Pakistan is not key to US exit

Author: dailyDaily Times

It’s not easy being Rex Tillerson. Especially when he has to fly into this country to do the bidding of an apprentice-president whom he may or may not have described as a ‘moron’.

For let us be clear, the American call that Pakistan must do more to flush out terrorist safe-havens from its soil is a tough sell. Not because this country’s leadership doesn’t hold much store by this. But, rather, due to the impossibly miscalculated expectations that this brings with it.

Pakistan has rightly said time and again that it will not allow itself to be scape-goated by the US over its failure to exit the Afghan quagmire of its own making. And sudden murmurings by the Secretary of State about the benevolence of an empire that also wants to see a secure and stable Pakistan just won’t cut it. Not as an afterthought. Not as policy.

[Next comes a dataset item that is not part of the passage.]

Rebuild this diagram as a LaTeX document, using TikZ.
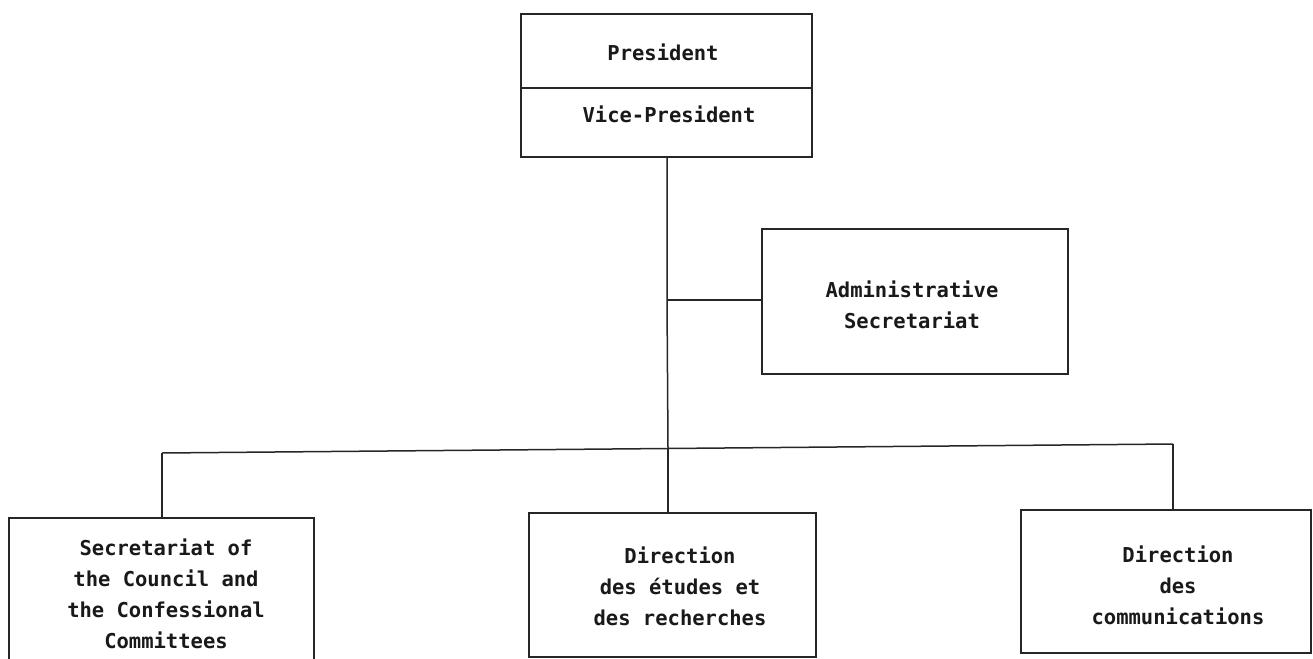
\documentclass[tikz,border=0pt]{standalone}
\usepackage{fontspec}
\newfontfamily\plotfont{DejaVu Sans Mono}
\begin{document}
\begin{tikzpicture}[x=1pt,y=-1pt,
  box/.style={draw=black!85, line width=1.5pt, rectangle, inner sep=0pt},
  lbl/.style={font=\plotfont\bfseries\fontsize{20.5}{31}\selectfont, align=center, inner sep=0pt, text=black!90},
  conn/.style={draw=black!85, line width=1.5pt}]
\useasboundingbox (0,0) rectangle (1313,658);
\clip (0,0) rectangle (1313,658);
% boxes
\node[box, minimum width=291pt, minimum height=74pt] (pres) at (666.5,51) {};
\node[box, minimum width=291pt, minimum height=69pt] (vice) at (666.5,122.5) {};
\node[box, minimum width=306pt, minimum height=145pt] (admin) at (915,301.5) {};
\node[box, minimum width=305pt, minimum height=182pt] (sec) at (161.5,609) {};
\node[box, minimum width=287pt, minimum height=144pt] (etud) at (672.5,585) {};
\node[box, minimum width=290pt, minimum height=143pt] (comm) at (1166,581.5) {};
% labels
\node[lbl] (tpres) at (663,52) {President};
\node[lbl] (tvice) at (669,114) {Vice-President};
\node[lbl] (tadmin) at (912,305) {Administrative\\Secretariat};
\node[lbl] (tsec) at (166,594) {Secretariat of\\the Council and\\the Confessional\\Committees};
\node[lbl] (tetud) at (680,586) {Direction\\des études et\\des recherches};
\node[lbl] (tcomm) at (1178,585) {Direction\\des\\communications};
% connector points
\coordinate (jadmin) at (667,300);
\coordinate (jmid) at (668,448.5);
\coordinate (jleft) at (162,453);
\coordinate (jright) at (1173,444);
% connectors
\draw[conn] (vice.south -| jadmin) -- (jadmin) -- (jmid);
\draw[conn] (jadmin) -- (admin.west |- jadmin);
\draw[conn] (jleft) -- (jmid) -- (jright);
\draw[conn] (jleft) -- (jleft |- sec.north);
\draw[conn] (jmid) -- (jmid |- etud.north);
\draw[conn] (jright) -- (jright |- comm.north);
\end{tikzpicture}
\end{document}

For the underlying message remains the same: that we represent the core of the problem. Yet all sides need to re-imagine this picture. For at a time when Pakistan had been urging the Taliban to jog on over to Muscat to talk peace the latter chose to unleash untold violence on Afghanistan that left some 250 dead in total. This was a clear message on two fronts. Firstly, there was no question of it playing ball when none of its pre-peace conditions were under consideration. Secondly, it wanted everyone to know that it had emerged from behind Pakistan’s shadow of influence.

All of which means that there now has to be a greater understanding of just what Pakistan’s reach is and what the US burden of responsibility should look like.

Many pundits have pointed out that there is a large element within the Afghan Taliban that is up for peace talks. Yet where they disagree is on what the stumbling block is. For some, the ratcheted up Taliban offensive against Kabul is indicative of a militant outfit on the run and lashing out at increased American airpower. This, they say, is proof of the Trump strategy’s success. Meaning that after 16 long years and more than $700 billion spent in Afghanistan — a resurgent Taliban ‘lashing out’ is the only sign that the US is winning in that country.

Yet Pakistan should take it. For it seems that Washington doesn’t actually need us; not with the bar set so low. And especially not when reports of the Afghan National Army simply handing over arms to the Taliban is not seen by the administration as being particularly problematic. What would be more worrisome, they say, is if the latter were somehow procuring these on its own.

In other words the current state of play in Afghanistan looks something like this: Washington and the Taliban are essentially mirroring each other’s tactics, with both sides saying they want peace while continuing to drop bombs. Yet even here it is the insurgents that have the upper hand. Meaning that when the Americans call on the Afghan government to do more in terms of good governance and law enforcement, what it is actually talking about is nation building. Yet given that the occupying military power has failed to secure the country — Taliban calls that it should cut-and-run so that Afghans can rebuild their nation no longer seem unduly far-fetched.  *

Published in Daily Times, October 25th 2017.